The internet is absolutely chock full of gurus, consultants, mavens, and thought leaders who are more than eager to tell you exactly how they made some ungodly amount of money. . .
For the low low price $99 (that's $500 off the regular asking price!), of course.
This is not that kind of story.
The story I'm about to tell you is a peek behind their curtain, and all about how (if you do the math right) I made $9,000 an hour for a project.
Penn&Teller Fool Us
A couple years ago I had the absolute pleasure of working with the Penn&Teller crew for their show "Fool Us." It's a magic show where magicians try to fool P&T. If successful, the magician is awarded bragging rights in the magic community, and a big-ass trophy with an even bigger "FU" prominently featured on it, too.
Magicians & audience members see it as a contest of skill & a battle of wits between P&T and the contestant.
Really clever people realize P&T love magic with all their heart, and they figured out a dynamic for a show that will get people to watch. But, in reality, it's a clever platform to share the work of some of the finest magicians in the world.
And they asked me to be on the show.
My segment was going to be 8 minutes. Even better? They were going to pay me $1,200+travel for the opportunity.
Like I said, P&T love magic and it shows. Most people would try to get you to show up for free. Not P&T.
If we take 60 minutes and divide by 8 you get 7.5. Multiply 7.5 by 1,200 and you get 9,000.
$9,000 for an hour's worth of work.
But if you've been paying attention, you'll notice I wasn't working for an hour. I was working for 8 minutes.
Gold star for you.
What's funny, however, is I was working for 4 days to make that 8 minutes look as good as it could possibly look. I flew in a couple days early. I talked with the producers. I talked with my props guy in Vegas. I talked with the show director. I talked with my creative consultant. I talked with wardrobe. I went to rehearsals. I filmed B-Roll.
It was exhausting. Fun, but exhausting.
I wasn't also getting paid to be in Vegas to film the show. I was getting paid to not be anywhere else in the world. Saying yes to the show meant having to say no to any other opportunity that happened at the same time.
I turned down a couple shows that pay better money for a single day's work (instead of 4) that were in conflict with the show because I valued the opportunity to add a clip of me on a national TV show to my promo reel.
Numbers don't lie, but people do. Any time someone's bragging about how much money they're making, you don't know how much they're actually making.

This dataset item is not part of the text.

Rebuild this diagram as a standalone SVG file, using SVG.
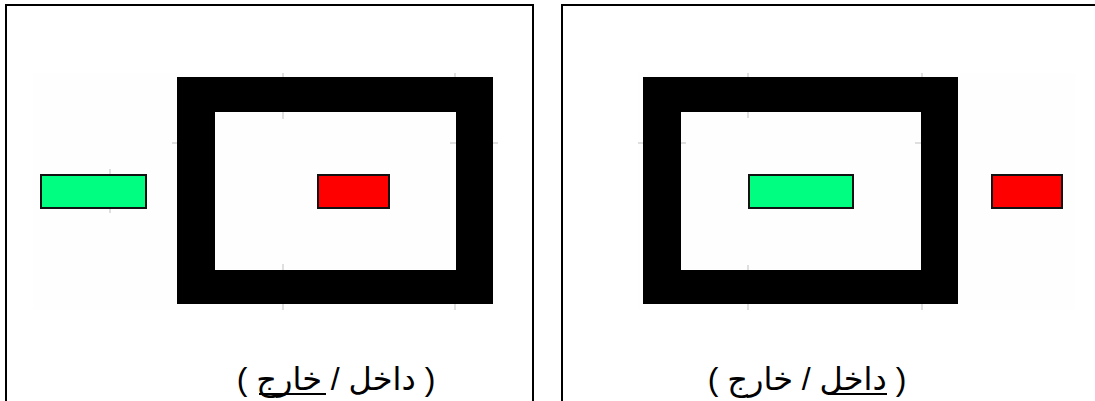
<svg xmlns="http://www.w3.org/2000/svg" width="1095" height="401" viewBox="0 0 1095 401">
  <style>
    .panel { fill: none; stroke: #000; stroke-width: 2; }
    .plot { fill: #fefefe; stroke: none; }
    .frame { fill: #000; fill-rule: evenodd; }
    .green { fill: #00ff80; stroke: #111; stroke-width: 2; }
    .red { fill: #ff0000; stroke: #111; stroke-width: 2; }
    .tick { stroke: #c0c0c0; stroke-width: 1; }
    .label { font-family: "Liberation Sans", "DejaVu Sans", sans-serif; font-size: 32px; fill: #000; }
    .ul { stroke: #000; stroke-width: 2; }
  </style>
  <rect width="1095" height="401" fill="#ffffff"/>

  <g id="panel-left">
    <path class="panel" d="M6,401 V5 H533 V401"/>
    <rect class="plot" x="33" y="73" width="465" height="237"/>
    <g class="tick">
      <line x1="283" y1="73" x2="283" y2="80"/>
      <line x1="283" y1="112" x2="283" y2="119"/>
      <line x1="283" y1="264" x2="283" y2="270"/>
      <line x1="283" y1="304" x2="283" y2="310"/>
      <line x1="455" y1="73" x2="455" y2="80"/>
      <line x1="455" y1="304" x2="455" y2="310"/>
      <line x1="172" y1="143" x2="177" y2="143"/>
      <line x1="450" y1="143" x2="456" y2="143"/>
      <line x1="493" y1="143" x2="498" y2="143"/>
      <line x1="110" y1="169" x2="110" y2="174"/>
      <line x1="110" y1="208" x2="110" y2="213"/>
    </g>
    <path id="frame-left" class="frame" d="M177,77 H493 V304 H177 Z M215,112 V270 H456 V112 Z"/>
    <rect id="green-left" class="green" x="41" y="175" width="105" height="33"/>
    <rect id="red-left" class="red" x="318" y="175" width="71" height="33"/>
    <text id="label-left" class="label" x="336" y="390" text-anchor="middle" direction="rtl">( داخل / خارج )</text>
    <line class="ul" x1="259" y1="394" x2="326" y2="394"/>
  </g>

  <g id="panel-right">
    <path class="panel" d="M562,401 V5 H1096"/>
    <rect class="plot" x="638" y="73" width="437" height="237"/>
    <g class="tick">
      <line x1="748" y1="73" x2="748" y2="80"/>
      <line x1="748" y1="112" x2="748" y2="118"/>
      <line x1="748" y1="265" x2="748" y2="270"/>
      <line x1="748" y1="304" x2="748" y2="310"/>
      <line x1="922" y1="73" x2="922" y2="80"/>
      <line x1="922" y1="304" x2="922" y2="310"/>
      <line x1="638" y1="143" x2="643" y2="143"/>
      <line x1="681" y1="143" x2="686" y2="143"/>
      <line x1="915" y1="143" x2="921" y2="143"/>
    </g>
    <path id="frame-right" class="frame" d="M643,77 H958 V304 H643 Z M681,112 V270 H921 V112 Z"/>
    <rect id="green-right" class="green" x="749" y="175" width="104" height="33"/>
    <rect id="red-right" class="red" x="992" y="175" width="70" height="33"/>
    <text id="label-right" class="label" x="807" y="390" text-anchor="middle" direction="rtl">( داخل / خارج )</text>
    <line class="ul" x1="828" y1="394" x2="887" y2="394"/>
  </g>

  <g id="connectors"/>
</svg>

You don't know how much it cost them to bring in that much money.
Who cares if you're making $1,000,000 if it takes $3,000,000 to do it?
You don't know what it's costing their personal relationships. You don't know what it's costing their mental & physical health. You flat out don't know.
All you see are the numbers, so be wary of people who shout the promise of an immediate payday that's too good to be true.
It probably is.
Turns out, even though I went through the whole filming process my segment never made it to air. I got a very nice letter from the producers informing me that my segment wouldn't be included in this year's season, so won't you please apply for next year.
And that's a lesson all itself; it's not done until it airs.
But, hey. I got to meet Alyson Hannigan!